For years, Donald Trump and right-wing pundits warned us about the War on Christmas. We should have listened.
Yes, they were mistaken about who would wage the assault. The anti-yuletide antagonist turns out to be neither Starbucks nor gay people nor the Obamas nor even the villainous American Civil Liberties Union.
In truth, Scrooge is Trump himself.
’Tis the quarter before holiday shopping season, and the president just announced tariffs on another $200 billion worth of Chinese goods, in addition to the $50 billion in products he imposed duties on over the summer.
The new tariffs could jack up prices on all sorts of standard Christmas purchases, including televisions, computers, mittens and knit hats. “Articles of apparel, of reptile leather” made the list, which could severely crimp the style of a certain former campaign chairman.
More to the point, Trump’s tariffs could make Black Friday truly bleak.
That’s true for the consumers whose wages are barely keeping up with inflation, and who don’t have the spare change lying around to cover a 10- or 25 percent price hike if Trump’s tariffs get tacked on to the cost of presents they plan to stash under the tree.
But it’s also true for U.S. companies, including major American success stories such as Apple. The consumer products giant counts on holiday retail sales for about a third of its annual revenue. It has already warned investors that its watch, wireless headphones and Mac mini computer, among other products, might take a hit.
Trump’s initial bah-humbug response was to suggest that Apple just start manufacturing all its products in the United States. Besides the impracticality of building, say, a $1 billion chip-fab plant in time for the holiday rush, this lazy response misses the big reasons firms have moved manufacturing abroad unrelated to tariffs: complicated economic factors including labor costs, matters of scale and global supply chains.
Facing a backlash, Trump checked his tariff list twice, so to speak, and removed a few categories that would cover some affected Apple products, such as smartwatches. But Apple fanboys shouldn’t sleep snug in their beds just yet.
Trump has mused that his trade war may still be several sizes too small, like the original Grinch’s heart. As part of his airing of grievances, he’s threatening to slap import taxes on all $500 billion worth of stuff we currently purchase from China.
To give you a sense of the range of products involved here, consider the presents that Dr. Seuss’s Grinch swiped from Whoville: “Pop guns! And bicycles! Roller skates! Drums! Checkerboards! Tricycles! Popcorn! And plums!”

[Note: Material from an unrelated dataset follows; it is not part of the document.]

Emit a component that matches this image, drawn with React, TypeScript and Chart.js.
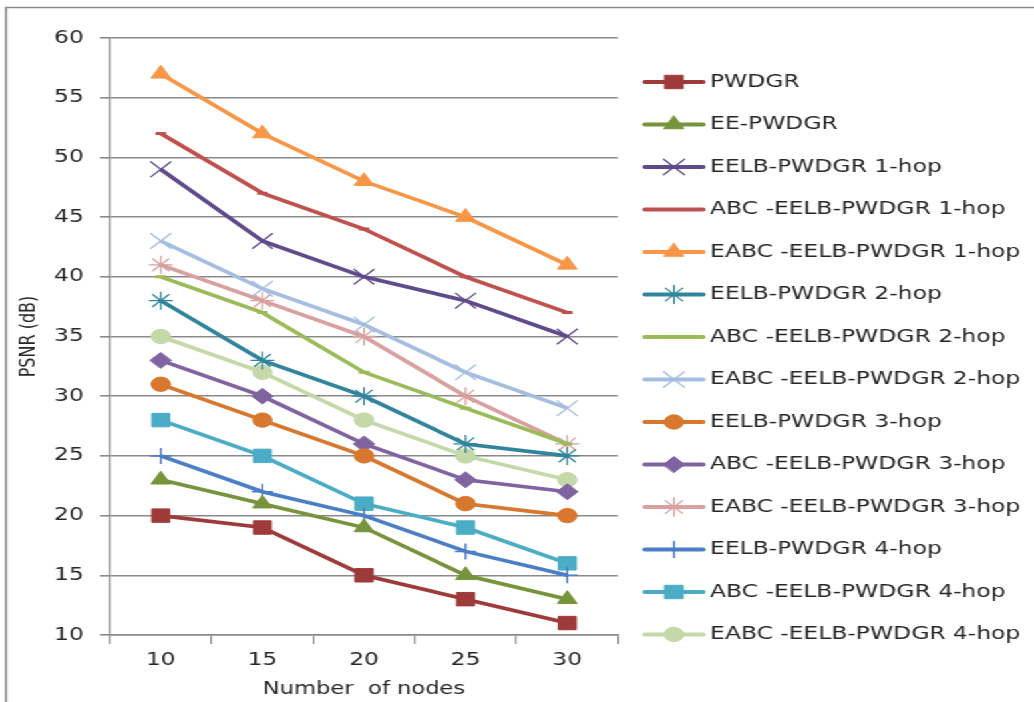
import React, { useEffect, useRef } from "react";
import { Chart, registerables } from "chart.js";
import { drawPoint } from "chart.js/helpers";

Chart.register(...registerables);

// ---- data ----
const categories = ["10", "15", "20", "25", "30"];

const pwdgr = [20, 19, 15, 13, 11];
const eePwdgr = [23, 21, 19, 15, 13];
const eelb1 = [49, 43, 40, 38, 35];
const abc1 = [52, 47, 44, 40, 37];
const eabc1 = [57, 52, 48, 45, 41];
const eelb2 = [38, 33, 30, 26, 25];
const abc2 = [40, 37, 32, 29, 26];
const eabc2 = [43, 39, 36, 32, 29];
const eelb3 = [31, 28, 25, 21, 20];
const abc3 = [33, 30, 26, 23, 22];
const eabc3 = [41, 38, 35, 30, 26];
const eelb4 = [25, 22, 20, 17, 15];
const abc4 = [28, 25, 21, 19, 16];
const eabc4 = [35, 32, 28, 25, 23];

const seriesValues = [pwdgr, eePwdgr, eelb1, abc1, eabc1, eelb2, abc2, eabc2, eelb3, abc3, eabc3, eelb4, abc4, eabc4];

const seriesLabels = [
  "PWDGR",
  "EE-PWDGR",
  "EELB-PWDGR 1-hop",
  "ABC -EELB-PWDGR 1-hop",
  "EABC -EELB-PWDGR 1-hop",
  "EELB-PWDGR 2-hop",
  "ABC -EELB-PWDGR 2-hop",
  "EABC -EELB-PWDGR 2-hop",
  "EELB-PWDGR 3-hop",
  "ABC -EELB-PWDGR 3-hop",
  "EABC -EELB-PWDGR 3-hop",
  "EELB-PWDGR 4-hop",
  "ABC -EELB-PWDGR 4-hop",
  "EABC -EELB-PWDGR 4-hop",
];

const seriesColors = [
  "#9E3B3A",
  "#77933C",
  "#5F4B8B",
  "#C0504D",
  "#F79646",
  "#31849B",
  "#9BBB59",
  "#A5BEE0",
  "#D8772E",
  "#8064A2",
  "#D9A0A0",
  "#4A7EC5",
  "#4BACC6",
  "#C4D8A8",
];

const seriesMarkers = [
  "rect",
  "triangle",
  "crossRot",
  "line",
  "triangle",
  "star",
  "line",
  "crossRot",
  "circle",
  "rectRot",
  "star",
  "cross",
  "rect",
  "circle",
];

const markerRadius = [9.5, 8.5, 11, 4, 8.5, 9, 4, 11, 7.2, 8, 9, 8, 9.5, 7.2];
const markerBorder = [1, 1, 1.3, 3, 1, 1.3, 3, 1.3, 1, 1, 1.3, 1.5, 1, 1];

// ---- layout (canvas units, canvas stretched horizontally) ----
const STRETCH = 1.3308;
const CW = 1034 / STRETCH;
const CH = 702;
const AREA_LEFT = 110 / STRETCH;
const AREA_RIGHT = 618 / STRETCH;
const AREA_TOP = 38;
const AREA_BOTTOM = 635;
const LEG_X0 = 645 / STRETCH;
const LEG_X1 = 703 / STRETCH;
const LEG_TEXT_X = 710 / STRETCH;
const LEG_Y0 = 82;
const LEG_STEP = 42.5;

const FONT_FAMILY = '"DejaVu Sans", sans-serif';
const TEXT_COLOR = "#262626";
const GRID_COLOR = "#8a8a8a";

const framePlugin = {
  id: "frame",
  beforeDraw(chart: any) {
    const ctx = chart.ctx;
    ctx.save();
    ctx.fillStyle = "#ffffff";
    ctx.fillRect(0, 0, chart.width, chart.height);
    ctx.strokeStyle = "#8c8c8c";
    ctx.lineWidth = 1.6;
    ctx.beginPath();
    ctx.moveTo(4.5, chart.height);
    ctx.lineTo(4.5, 7.5);
    ctx.lineTo(chart.width, 7.5);
    ctx.stroke();
    ctx.restore();
  },
};

const legendPlugin = {
  id: "sideLegend",
  afterDraw(chart: any) {
    const ctx = chart.ctx;
    chart.data.datasets.forEach((ds: any, i: number) => {
      const y = LEG_Y0 + i * LEG_STEP;
      ctx.save();
      ctx.strokeStyle = ds.borderColor;
      ctx.lineWidth = 4;
      ctx.lineCap = "round";
      ctx.beginPath();
      ctx.moveTo(LEG_X0, y);
      ctx.lineTo(LEG_X1, y);
      ctx.stroke();
      if (ds.pointStyle !== "line") {
        ctx.fillStyle = ds.pointBackgroundColor;
        ctx.strokeStyle = ds.pointBorderColor;
        ctx.lineWidth = ds.pointBorderWidth;
        drawPoint(
          ctx,
          { pointStyle: ds.pointStyle, rotation: 0, radius: ds.pointRadius, borderWidth: ds.pointBorderWidth },
          (LEG_X0 + LEG_X1) / 2,
          y
        );
      }
      ctx.fillStyle = TEXT_COLOR;
      ctx.font = `17.6px ${FONT_FAMILY}`;
      ctx.textBaseline = "middle";
      ctx.textAlign = "left";
      ctx.fillText(ds.label, LEG_TEXT_X, y);
      ctx.restore();
    });
  },
};

export default function App() {
  const canvasRef = useRef<HTMLCanvasElement | null>(null);

  useEffect(() => {
    if (!canvasRef.current) return;
    const datasets = seriesValues.map((vals, i) => ({
      label: seriesLabels[i],
      data: vals,
      borderColor: seriesColors[i],
      backgroundColor: seriesColors[i],
      pointBackgroundColor: seriesColors[i],
      pointBorderColor: seriesColors[i],
      pointStyle: seriesMarkers[i],
      pointRadius: markerRadius[i],
      pointBorderWidth: markerBorder[i],
      borderWidth: 3.6,
      tension: 0,
      fill: false,
    }));

    const chart = new Chart(canvasRef.current, {
      type: "line",
      data: { labels: categories, datasets },
      options: {
        animation: false,
        responsive: false,
        devicePixelRatio: 1,
        layout: {
          padding: { left: 0, right: CW - AREA_RIGHT, top: AREA_TOP, bottom: 0 },
        },
        plugins: {
          legend: { display: false },
          tooltip: { enabled: false },
        },
        scales: {
          x: {
            type: "category",
            offset: true,
            grid: {
              display: true,
              offset: true,
              drawOnChartArea: false,
              drawTicks: true,
              tickLength: 9,
              color: GRID_COLOR,
              lineWidth: 1.2,
            },
            border: { display: true, color: GRID_COLOR, width: 1.6 },
            ticks: {
              color: TEXT_COLOR,
              font: { family: FONT_FAMILY, size: 17.5 },
              padding: 6,
              maxRotation: 0,
            },
            title: {
              display: true,
              text: "Number  of nodes",
              color: TEXT_COLOR,
              font: { family: FONT_FAMILY, size: 17 },
              padding: { top: 0, bottom: 2 },
            },
            afterFit(scale: any) {
              scale.height = CH - AREA_BOTTOM;
            },
          },
          y: {
            min: 10,
            max: 60,
            ticks: {
              stepSize: 5,
              color: TEXT_COLOR,
              font: { family: FONT_FAMILY, size: 17.5 },
              padding: 12.3,
            },
            grid: {
              color: GRID_COLOR,
              lineWidth: 1.6,
              drawTicks: true,
              tickLength: 7.5,
            },
            border: { display: true, color: GRID_COLOR, width: 1.2 },
            title: {
              display: true,
              text: "PSNR (dB)",
              color: TEXT_COLOR,
              font: { family: FONT_FAMILY, size: 16 },
              padding: { top: 12, bottom: 0 },
            },
            afterFit(scale: any) {
              scale.width = AREA_LEFT;
            },
          },
        },
      } as any,
      plugins: [framePlugin, legendPlugin],
    });
    return () => chart.destroy();
  }, []);

  return (
    <div
      style={{
        position: "absolute",
        left: 0,
        top: 0,
        width: CW,
        height: CH,
        transform: `scaleX(${STRETCH})`,
        transformOrigin: "0 0",
        background: "#fff",
      }}
    >
      <canvas ref={canvasRef} width={Math.round(CW)} height={CH} style={{ width: Math.round(CW), height: CH, display: "block" }} />
    </div>
  );
}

At least three of those items (bicycles, tricycles, plums) are on the $200 billion list; the rest, with the possible exception of popcorn, would likely become more expensive if indeed Trump blanketed every Chinese import with new taxes. (Yes, Virginia, tariffs are indeed taxes.)

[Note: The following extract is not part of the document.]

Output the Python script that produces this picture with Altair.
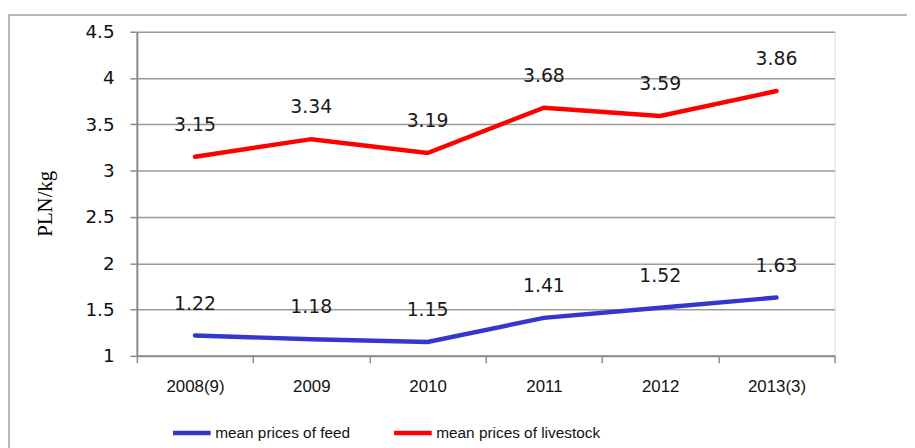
import altair as alt
import pandas as pd

years = ["2008(9)", "2009", "2010", "2011", "2012", "2013(3)"]
feed = [1.22, 1.18, 1.15, 1.41, 1.52, 1.63]
livestock = [3.15, 3.34, 3.19, 3.68, 3.59, 3.86]
series_names = ["mean prices of feed", "mean prices of livestock"]
series_colors = ["#3535cf", "#ff0000"]
y_ticks = [1, 1.5, 2, 2.5, 3, 3.5, 4, 4.5]

rows = []
for i, y in enumerate(years):
    rows.append({"year": y, "series": series_names[0], "value": feed[i], "order": i})
    rows.append({"year": y, "series": series_names[1], "value": livestock[i], "order": i})
df = pd.DataFrame(rows)

FONT = "Liberation Sans"
FONT2 = "DejaVu Sans"

x_enc = alt.X("year:N", sort=years, title=None,
              scale=alt.Scale(paddingInner=0, paddingOuter=0),
              axis=alt.Axis(tickBand="extent", labelAngle=0, labelFont=FONT, labelFontSize=17,
                            labelColor="#111", labelPadding=16, domainColor="#8c8c8c",
                            domainWidth=2, tickColor="#8c8c8c", tickWidth=1.5, tickSize=7,
                            grid=False))
y_enc = alt.Y("value:Q", title="PLN/kg",
              scale=alt.Scale(domain=[1, 4.5], nice=False, zero=False),
              axis=alt.Axis(values=y_ticks, format=".1~f", labelFont=FONT2, labelFontSize=18.5,
                            labelColor="#111", labelPadding=16, domainColor="#8c8c8c",
                            domainWidth=2, tickColor="#8c8c8c", tickWidth=1.5, tickSize=7,
                            grid=True, gridColor="#9a9a9a", gridWidth=1.5,
                            titleFont="Liberation Serif", titleFontSize=21, titleFontWeight="normal",
                            titleColor="#000", titleAngle=-90, titleX=-92, titleY=173,
                            titleBaseline="middle", titleAlign="center"))

color_enc = alt.Color("series:N",
                      scale=alt.Scale(domain=series_names, range=series_colors),
                      legend=alt.Legend(title=None, orient="none", direction="horizontal",
                                        legendX=34, legendY=383, symbolType="stroke",
                                        symbolSize=1444, symbolStrokeWidth=4.5,
                                        labelFont=FONT, labelFontSize=15.5, labelColor="#111",
                                        labelOffset=2, labelLimit=400, columnPadding=34))

base = alt.Chart(df)

lines = base.mark_line(strokeWidth=4.5, strokeCap="round").encode(
    x=x_enc, y=y_enc, color=color_enc, order="order:Q")

labels = base.mark_text(dy=-32, baseline="middle", font=FONT2, fontSize=19, color="#1a1a1a").encode(
    x=alt.X("year:N", sort=years), y="value:Q", text=alt.Text("value:Q", format=".2f"))

frame = alt.Chart(pd.DataFrame({"a": [0]})).mark_rect(
    fill=None, stroke="#a0a0a0", strokeWidth=1.5).encode(
    x=alt.value(-129), x2=alt.value(900), y=alt.value(-17), y2=alt.value(600))

chart = alt.layer(frame, lines, labels).properties(
    width=704, height=327,
    autosize=alt.AutoSizeParams(type="none"),
    padding={"left": 130, "top": 22, "right": 73, "bottom": 91},
).configure_view(stroke=None).configure(background="white")

chart.save("out.html", embed_options={"renderer": "svg", "actions": False})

As expected, China has threatened to retaliate. But because we buy more from China than it buys from us, it will soon run out of U.S.-made products to strike with symmetric tit-for-tat tariffs.
Beijing has other means of fighting back, however. One way, according to the Wall Street Journal, might be by “restricting China’s sales of materials, equipment and other parts key to U.S. manufacturers’ supply chains.”

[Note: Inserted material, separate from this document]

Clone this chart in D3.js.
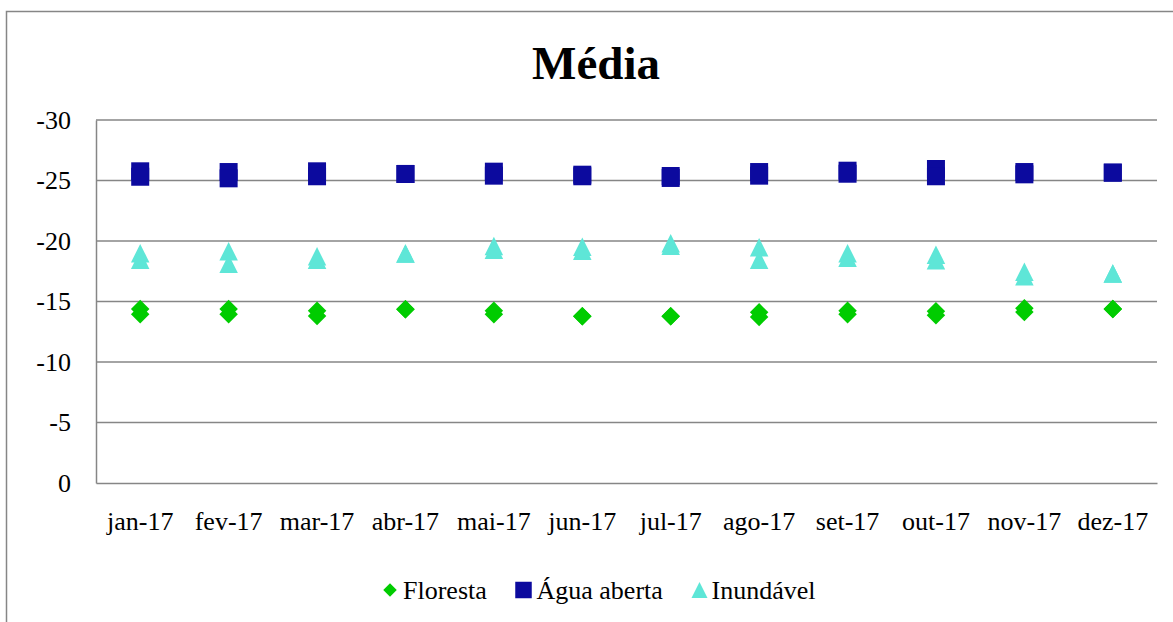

In a sense, Beijing needn’t bother.
According to data compiled by scholars at the Peterson Institute for International Economics, more than three-quarters of the China-specific tariffs that Trump has imposed or proposed so far are on intermediate and capital equipment that U.S. firms purchase, including some products for which China is the main supplier. This means Trump has effectively already restricted “China’s sales of materials, equipment and other parts key to U.S. manufacturers’ supply chains.”
In other words, without being asked, Trump has been selflessly meting out China’s proposed punishment for the United States — even though both countries will end up worse off as a result. It’s like a garbled “Gift of the Magi,” or something.
Perhaps Trump is merely trying to teach American consumers the True Meaning of the holiday season: that, as the Grinch himself learned, Christmas doesn’t come from a store; it’s about generosity, loving thy neighbor, peace on earth and goodwill toward men, etc.
Oh, who am I kidding? President “No Immigrants from Shithole Countries” hardly seems like a credible messenger for that.
Whatever comes of Trump’s trade war in the months ahead, rest assured we’ll all still get at least one Christmas present this year: loads and loads of coal. All American-made, of course.